— Start of Record excerpts —

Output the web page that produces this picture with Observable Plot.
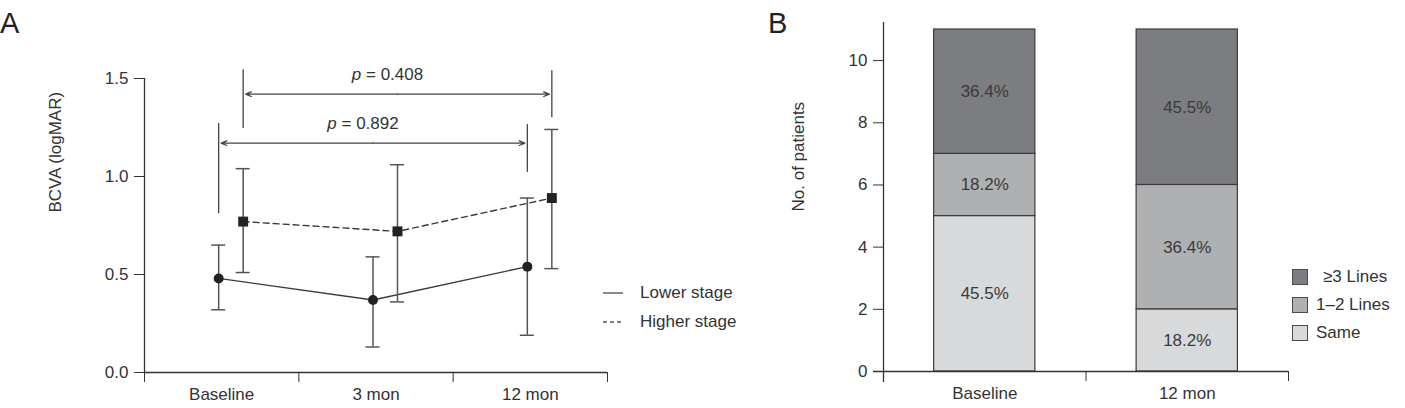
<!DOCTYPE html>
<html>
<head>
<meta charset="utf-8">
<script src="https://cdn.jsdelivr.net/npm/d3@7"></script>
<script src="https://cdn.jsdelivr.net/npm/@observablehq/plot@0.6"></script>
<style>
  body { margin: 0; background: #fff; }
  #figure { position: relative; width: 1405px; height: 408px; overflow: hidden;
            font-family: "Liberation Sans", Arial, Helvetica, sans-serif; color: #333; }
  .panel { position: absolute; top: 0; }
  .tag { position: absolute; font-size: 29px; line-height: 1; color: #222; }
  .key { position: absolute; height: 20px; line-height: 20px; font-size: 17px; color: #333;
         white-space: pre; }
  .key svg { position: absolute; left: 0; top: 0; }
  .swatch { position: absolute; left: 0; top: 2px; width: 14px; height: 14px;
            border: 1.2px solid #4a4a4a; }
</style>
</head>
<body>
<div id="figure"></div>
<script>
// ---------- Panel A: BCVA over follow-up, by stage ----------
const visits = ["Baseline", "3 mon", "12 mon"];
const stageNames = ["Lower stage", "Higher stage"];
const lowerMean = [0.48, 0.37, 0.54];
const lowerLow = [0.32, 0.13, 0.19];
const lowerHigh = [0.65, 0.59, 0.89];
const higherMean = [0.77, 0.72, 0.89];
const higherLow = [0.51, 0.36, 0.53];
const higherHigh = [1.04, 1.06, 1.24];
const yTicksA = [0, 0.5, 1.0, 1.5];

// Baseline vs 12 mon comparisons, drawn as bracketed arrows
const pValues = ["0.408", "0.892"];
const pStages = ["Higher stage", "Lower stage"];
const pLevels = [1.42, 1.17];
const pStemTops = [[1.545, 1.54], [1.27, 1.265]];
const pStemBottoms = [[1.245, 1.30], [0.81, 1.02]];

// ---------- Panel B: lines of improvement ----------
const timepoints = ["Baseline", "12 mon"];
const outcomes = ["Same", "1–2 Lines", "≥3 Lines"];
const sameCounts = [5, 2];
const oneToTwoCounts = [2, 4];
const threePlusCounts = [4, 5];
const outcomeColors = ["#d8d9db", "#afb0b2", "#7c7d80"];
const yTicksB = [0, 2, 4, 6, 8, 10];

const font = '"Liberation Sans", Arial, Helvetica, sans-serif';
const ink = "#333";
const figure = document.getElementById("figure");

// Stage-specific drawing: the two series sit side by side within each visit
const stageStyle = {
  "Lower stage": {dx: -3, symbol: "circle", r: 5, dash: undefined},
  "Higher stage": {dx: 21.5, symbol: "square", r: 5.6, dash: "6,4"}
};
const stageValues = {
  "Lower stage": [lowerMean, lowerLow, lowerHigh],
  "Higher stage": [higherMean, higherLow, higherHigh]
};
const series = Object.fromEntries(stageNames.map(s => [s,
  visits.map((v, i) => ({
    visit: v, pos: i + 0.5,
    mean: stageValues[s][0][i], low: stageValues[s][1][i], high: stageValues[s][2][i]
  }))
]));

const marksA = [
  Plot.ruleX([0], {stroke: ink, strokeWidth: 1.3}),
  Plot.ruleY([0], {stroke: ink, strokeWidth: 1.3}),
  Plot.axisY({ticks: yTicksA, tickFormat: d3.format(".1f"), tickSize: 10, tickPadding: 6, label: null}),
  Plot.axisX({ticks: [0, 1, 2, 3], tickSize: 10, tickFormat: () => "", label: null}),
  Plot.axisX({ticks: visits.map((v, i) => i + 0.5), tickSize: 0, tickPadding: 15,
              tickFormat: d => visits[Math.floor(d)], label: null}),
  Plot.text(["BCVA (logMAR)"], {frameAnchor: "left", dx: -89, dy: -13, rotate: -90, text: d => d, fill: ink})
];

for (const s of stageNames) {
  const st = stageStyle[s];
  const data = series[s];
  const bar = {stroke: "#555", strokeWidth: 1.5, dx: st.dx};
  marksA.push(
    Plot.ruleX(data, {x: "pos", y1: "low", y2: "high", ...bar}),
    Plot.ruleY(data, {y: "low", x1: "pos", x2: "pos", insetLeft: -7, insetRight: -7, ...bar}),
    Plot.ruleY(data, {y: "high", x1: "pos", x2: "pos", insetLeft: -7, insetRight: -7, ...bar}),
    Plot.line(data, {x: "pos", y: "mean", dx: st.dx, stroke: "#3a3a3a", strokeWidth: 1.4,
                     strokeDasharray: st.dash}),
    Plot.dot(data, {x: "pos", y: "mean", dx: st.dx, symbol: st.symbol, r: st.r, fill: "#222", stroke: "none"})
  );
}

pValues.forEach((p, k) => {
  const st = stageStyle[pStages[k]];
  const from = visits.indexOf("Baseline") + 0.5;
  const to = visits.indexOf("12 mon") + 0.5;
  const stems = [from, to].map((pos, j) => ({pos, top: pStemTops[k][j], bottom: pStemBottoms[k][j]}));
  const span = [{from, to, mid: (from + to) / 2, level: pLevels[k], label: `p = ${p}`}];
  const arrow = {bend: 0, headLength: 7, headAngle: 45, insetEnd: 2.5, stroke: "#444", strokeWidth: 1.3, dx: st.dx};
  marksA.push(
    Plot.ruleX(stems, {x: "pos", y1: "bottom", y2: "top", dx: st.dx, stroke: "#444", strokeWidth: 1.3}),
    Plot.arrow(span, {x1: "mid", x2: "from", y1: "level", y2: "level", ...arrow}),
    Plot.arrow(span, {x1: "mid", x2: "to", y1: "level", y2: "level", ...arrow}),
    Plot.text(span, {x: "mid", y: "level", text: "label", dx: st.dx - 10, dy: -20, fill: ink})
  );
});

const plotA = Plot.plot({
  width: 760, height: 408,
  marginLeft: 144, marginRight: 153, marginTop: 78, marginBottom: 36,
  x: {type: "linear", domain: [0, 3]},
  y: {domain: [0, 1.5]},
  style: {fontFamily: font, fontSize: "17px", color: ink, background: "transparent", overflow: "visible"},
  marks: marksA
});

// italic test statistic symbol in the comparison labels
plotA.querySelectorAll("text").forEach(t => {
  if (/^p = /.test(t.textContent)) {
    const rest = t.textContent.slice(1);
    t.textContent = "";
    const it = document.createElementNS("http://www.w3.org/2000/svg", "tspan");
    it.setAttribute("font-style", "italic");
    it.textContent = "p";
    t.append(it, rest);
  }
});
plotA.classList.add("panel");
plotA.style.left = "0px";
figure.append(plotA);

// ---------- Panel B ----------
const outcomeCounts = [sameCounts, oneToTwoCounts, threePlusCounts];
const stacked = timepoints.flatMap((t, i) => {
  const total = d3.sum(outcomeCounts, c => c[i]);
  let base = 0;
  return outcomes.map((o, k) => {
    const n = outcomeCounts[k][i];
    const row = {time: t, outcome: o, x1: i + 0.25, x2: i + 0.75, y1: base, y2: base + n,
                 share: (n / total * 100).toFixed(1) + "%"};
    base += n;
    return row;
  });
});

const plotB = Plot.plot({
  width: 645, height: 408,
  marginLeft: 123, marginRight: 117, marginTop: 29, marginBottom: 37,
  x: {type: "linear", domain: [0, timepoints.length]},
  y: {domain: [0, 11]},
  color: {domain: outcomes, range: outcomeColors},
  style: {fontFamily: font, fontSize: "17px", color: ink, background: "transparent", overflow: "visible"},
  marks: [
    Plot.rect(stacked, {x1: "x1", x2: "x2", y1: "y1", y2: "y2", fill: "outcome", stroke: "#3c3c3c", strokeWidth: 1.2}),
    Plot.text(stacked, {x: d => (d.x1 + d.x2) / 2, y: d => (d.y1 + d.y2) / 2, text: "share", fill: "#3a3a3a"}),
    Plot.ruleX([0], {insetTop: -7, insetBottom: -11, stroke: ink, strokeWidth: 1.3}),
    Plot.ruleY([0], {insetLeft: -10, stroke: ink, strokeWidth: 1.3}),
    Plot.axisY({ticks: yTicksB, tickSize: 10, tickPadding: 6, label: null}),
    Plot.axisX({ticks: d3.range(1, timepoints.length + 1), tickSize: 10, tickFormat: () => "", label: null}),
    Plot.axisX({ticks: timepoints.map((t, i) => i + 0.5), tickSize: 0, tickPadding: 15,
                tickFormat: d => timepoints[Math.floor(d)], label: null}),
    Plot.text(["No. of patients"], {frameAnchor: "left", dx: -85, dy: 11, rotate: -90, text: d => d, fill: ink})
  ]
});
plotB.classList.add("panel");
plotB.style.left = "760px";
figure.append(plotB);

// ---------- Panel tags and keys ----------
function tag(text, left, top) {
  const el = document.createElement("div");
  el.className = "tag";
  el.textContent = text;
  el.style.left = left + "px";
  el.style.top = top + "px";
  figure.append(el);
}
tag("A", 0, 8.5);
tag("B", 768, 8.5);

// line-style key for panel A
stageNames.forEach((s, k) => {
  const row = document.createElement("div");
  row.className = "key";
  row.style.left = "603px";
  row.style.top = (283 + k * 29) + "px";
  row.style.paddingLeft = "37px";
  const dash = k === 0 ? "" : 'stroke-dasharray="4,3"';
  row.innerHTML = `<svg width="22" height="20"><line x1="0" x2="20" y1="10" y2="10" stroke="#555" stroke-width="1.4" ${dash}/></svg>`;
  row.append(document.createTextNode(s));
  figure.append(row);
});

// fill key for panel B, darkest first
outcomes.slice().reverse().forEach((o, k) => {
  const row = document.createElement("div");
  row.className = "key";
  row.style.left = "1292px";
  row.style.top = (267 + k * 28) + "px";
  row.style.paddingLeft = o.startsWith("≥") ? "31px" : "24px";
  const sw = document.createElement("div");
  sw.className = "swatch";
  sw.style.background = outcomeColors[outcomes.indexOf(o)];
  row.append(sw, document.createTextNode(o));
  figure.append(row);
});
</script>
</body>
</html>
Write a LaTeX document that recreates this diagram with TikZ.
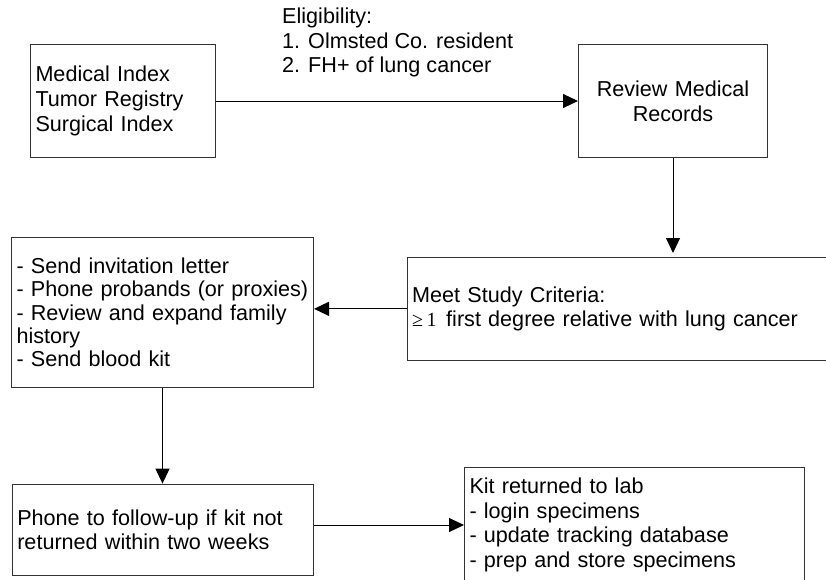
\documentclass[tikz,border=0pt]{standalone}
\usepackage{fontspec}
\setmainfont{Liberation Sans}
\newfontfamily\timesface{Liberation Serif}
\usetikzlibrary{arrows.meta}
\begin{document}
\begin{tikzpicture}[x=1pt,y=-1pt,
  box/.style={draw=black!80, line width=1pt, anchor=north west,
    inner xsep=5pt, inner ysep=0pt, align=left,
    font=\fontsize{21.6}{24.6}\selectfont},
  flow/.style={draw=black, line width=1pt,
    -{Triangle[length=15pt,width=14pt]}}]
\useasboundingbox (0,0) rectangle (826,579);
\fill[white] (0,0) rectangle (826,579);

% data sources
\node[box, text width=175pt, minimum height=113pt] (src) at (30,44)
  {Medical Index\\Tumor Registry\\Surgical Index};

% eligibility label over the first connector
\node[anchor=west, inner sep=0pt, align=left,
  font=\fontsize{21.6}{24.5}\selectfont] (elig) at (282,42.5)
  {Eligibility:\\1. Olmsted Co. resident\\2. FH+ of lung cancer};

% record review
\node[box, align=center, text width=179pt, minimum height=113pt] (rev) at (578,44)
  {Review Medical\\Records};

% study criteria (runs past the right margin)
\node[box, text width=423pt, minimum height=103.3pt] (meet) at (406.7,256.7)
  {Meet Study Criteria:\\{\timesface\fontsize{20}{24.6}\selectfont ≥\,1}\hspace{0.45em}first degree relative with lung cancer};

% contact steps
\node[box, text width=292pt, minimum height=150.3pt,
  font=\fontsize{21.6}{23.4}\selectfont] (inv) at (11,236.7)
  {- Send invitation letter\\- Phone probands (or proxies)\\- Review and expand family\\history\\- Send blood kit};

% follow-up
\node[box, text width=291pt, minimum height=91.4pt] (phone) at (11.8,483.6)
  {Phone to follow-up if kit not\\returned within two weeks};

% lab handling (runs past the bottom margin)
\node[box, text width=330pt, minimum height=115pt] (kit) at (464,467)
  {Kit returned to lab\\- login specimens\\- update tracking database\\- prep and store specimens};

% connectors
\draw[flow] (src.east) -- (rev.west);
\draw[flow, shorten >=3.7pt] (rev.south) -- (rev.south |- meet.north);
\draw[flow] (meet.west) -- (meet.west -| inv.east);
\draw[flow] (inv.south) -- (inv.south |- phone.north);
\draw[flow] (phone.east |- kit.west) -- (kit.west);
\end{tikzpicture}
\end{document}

— End of Record excerpts —

◆ What is needed:
Set down again, exactly, the lines of the material above from its first line to the one with "const pStemBottoms = [[1.245, 1.30], [0.81, 1.02]];", inclusive. Leave the pictures out.

◆ Complete answer:
Output the web page that produces this picture with Observable Plot.
<!DOCTYPE html>
<html>
<head>
<meta charset="utf-8">
<script src="https://cdn.jsdelivr.net/npm/d3@7"></script>
<script src="https://cdn.jsdelivr.net/npm/@observablehq/plot@0.6"></script>
<style>
  body { margin: 0; background: #fff; }
  #figure { position: relative; width: 1405px; height: 408px; overflow: hidden;
            font-family: "Liberation Sans", Arial, Helvetica, sans-serif; color: #333; }
  .panel { position: absolute; top: 0; }
  .tag { position: absolute; font-size: 29px; line-height: 1; color: #222; }
  .key { position: absolute; height: 20px; line-height: 20px; font-size: 17px; color: #333;
         white-space: pre; }
  .key svg { position: absolute; left: 0; top: 0; }
  .swatch { position: absolute; left: 0; top: 2px; width: 14px; height: 14px;
            border: 1.2px solid #4a4a4a; }
</style>
</head>
<body>
<div id="figure"></div>
<script>
// ---------- Panel A: BCVA over follow-up, by stage ----------
const visits = ["Baseline", "3 mon", "12 mon"];
const stageNames = ["Lower stage", "Higher stage"];
const lowerMean = [0.48, 0.37, 0.54];
const lowerLow = [0.32, 0.13, 0.19];
const lowerHigh = [0.65, 0.59, 0.89];
const higherMean = [0.77, 0.72, 0.89];
const higherLow = [0.51, 0.36, 0.53];
const higherHigh = [1.04, 1.06, 1.24];
const yTicksA = [0, 0.5, 1.0, 1.5];

// Baseline vs 12 mon comparisons, drawn as bracketed arrows
const pValues = ["0.408", "0.892"];
const pStages = ["Higher stage", "Lower stage"];
const pLevels = [1.42, 1.17];
const pStemTops = [[1.545, 1.54], [1.27, 1.265]];
const pStemBottoms = [[1.245, 1.30], [0.81, 1.02]];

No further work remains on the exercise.